EU Regulators Crack Down on Stablecoins While Boosting CBDCs
Governor of the Bank of France Francois Villeroy de Galhau told a conference in Paris that more regulation was needed and that crypto assets should be consistently and appropriately interoperable across jurisdictions.
The second official to discuss this issue was Fabio Panetta, member of the Executive Board of the European Central Bank and responsible for the development of a central bank digital currency for Europe. Panetta previously warned of the risks associated with crypto assets. During his speech in Dublin on Monday May 16, he also warned that stablecoins are vulnerable to runs.
But Panetta’s speech was not so much about critiquing crypto assets as promoting the benefits of a digital euro and the complementarity of public and private money to ensure stability, competition and innovation.
New EU consumer credit rules could be approved by summer
A committee of the European Parliament will vote in June on the proposal for a consumer credit directive (CCD) with the aim of obtaining final approval in plenary session before the summer break. Lawmakers will discuss proposed amendments to the text on Tuesday, May 17.
The existing CCD dates from 2008 and, although it introduced a number of consumer benefits, it does not include many new lending initiatives widely used by consumers, such as buy now, pay later ( BNPL), payday loans or short-term overdraft facilities. .
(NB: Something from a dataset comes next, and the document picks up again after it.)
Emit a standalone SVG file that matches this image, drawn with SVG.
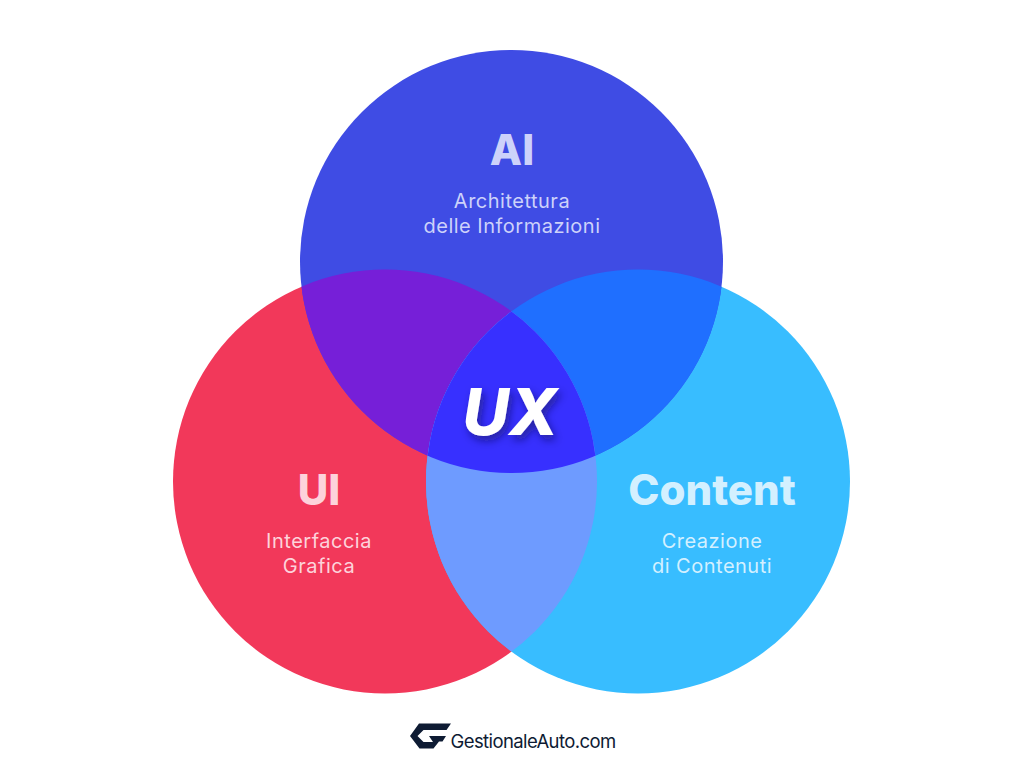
<svg xmlns="http://www.w3.org/2000/svg" width="1024" height="768" viewBox="0 0 1024 768">
<style>
.t{font-family:Inter,"Liberation Sans",sans-serif;text-anchor:middle}
.h{font-size:42px;font-weight:800}
.s{font-size:20px;font-weight:400;letter-spacing:.5px}
</style>
<defs>
<circle id="ca" cx="511.5" cy="261.5" r="211.5"/>
<circle id="cl" cx="385" cy="481.5" r="212"/>
<circle id="cr" cx="638" cy="481.5" r="212"/>
<clipPath id="pa"><use href="#ca"/></clipPath>
<clipPath id="pl"><use href="#cl"/></clipPath>
<clipPath id="pr"><use href="#cr"/></clipPath>
<filter id="sh" x="-30%" y="-30%" width="160%" height="170%"><feDropShadow dx="3" dy="5" stdDeviation="4" flood-color="#0a0a50" flood-opacity=".55"/></filter>
</defs>
<rect width="1024" height="768" fill="#fff"/>
<g id="node-ui"><use href="#cl" fill="#F2385A"/></g>
<g id="node-content"><use href="#cr" fill="#38BDFF"/></g>
<g id="node-ai"><use href="#ca" fill="#3F4CE4"/></g>
<g id="overlaps">
<g clip-path="url(#pa)"><use href="#cl" fill="#761FD8"/><use href="#cr" fill="#1F6FFF"/></g>
<g clip-path="url(#pl)"><use href="#cr" fill="#6E9BFF"/></g>
<g clip-path="url(#pa)"><g clip-path="url(#pl)"><use href="#cr" fill="#3730FF"/></g></g>
</g>
<g id="labels-ai" fill="#CDD2FA">
<text class="t h" x="512" y="164.500">AI</text>
<text class="t s" x="512" y="208">Architettura</text>
<text class="t s" x="512" y="233">delle Informazioni</text>
</g>
<g id="labels-ui" fill="#FDD3DB">
<text class="t h" x="319" y="504.500">UI</text>
<text class="t s" x="319" y="548">Interfaccia</text>
<text class="t s" x="319" y="573">Grafica</text>
</g>
<g id="labels-content" fill="#D3F0FF">
<text class="t h" x="712" y="504.500">Content</text>
<text class="t s" x="712" y="548">Creazione</text>
<text class="t s" x="712" y="573">di Contenuti</text>
</g>
<g id="node-ux"><text class="t" x="510" y="435" fill="#fff" font-size="64" font-weight="800" font-style="italic" filter="url(#sh)">UX</text></g>
<g id="logo" fill="#0E1B33">
<path d="M419 723.500H451L446.500 730H423.500L417.500 736L423.500 742H433L429 736H446L442.500 741.500H439L433.500 748.500H419.500L410 736Z"/>
<text x="450.500" y="748" font-family="Inter,'Liberation Sans',sans-serif" font-size="18.500" letter-spacing="-.6">GestionaleAuto.com</text>
</g>
</svg>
The Commission’s proposal aims to respond to these technological developments by broadening its scope, introducing pricing rules for certain credits, clarifying information requirements and revising creditworthiness assessments.
OCC encourages banks to explore AI solutions for RegTech
Kevin Greenfield, assistant comptroller for operational risk policy at the Office of the Comptroller of the Currency (OCC), explained at a public hearing hosted by the House Committee on Financial Services Friday, May 13, what the agency does to oversee and assist banks that use AI tools to facilitate regulatory compliance, commonly referred to as RegTech.
Greenfield said the agency supports national banks and federal savings associations exploring safe and healthy uses of AI.
Meeting of the EU-US Council on Trade and Technology
On Monday 16 May, the EU and the US reaffirmed their close cooperation to address global trade and technology challenges.
The ministerial meeting agreed to work together with Ukraine to rebuild its economy. The co-chairs will also work on different areas such as information integrity, trade and social dialogue, export control, supply chain security, technology standards, artificial intelligence and platform governance.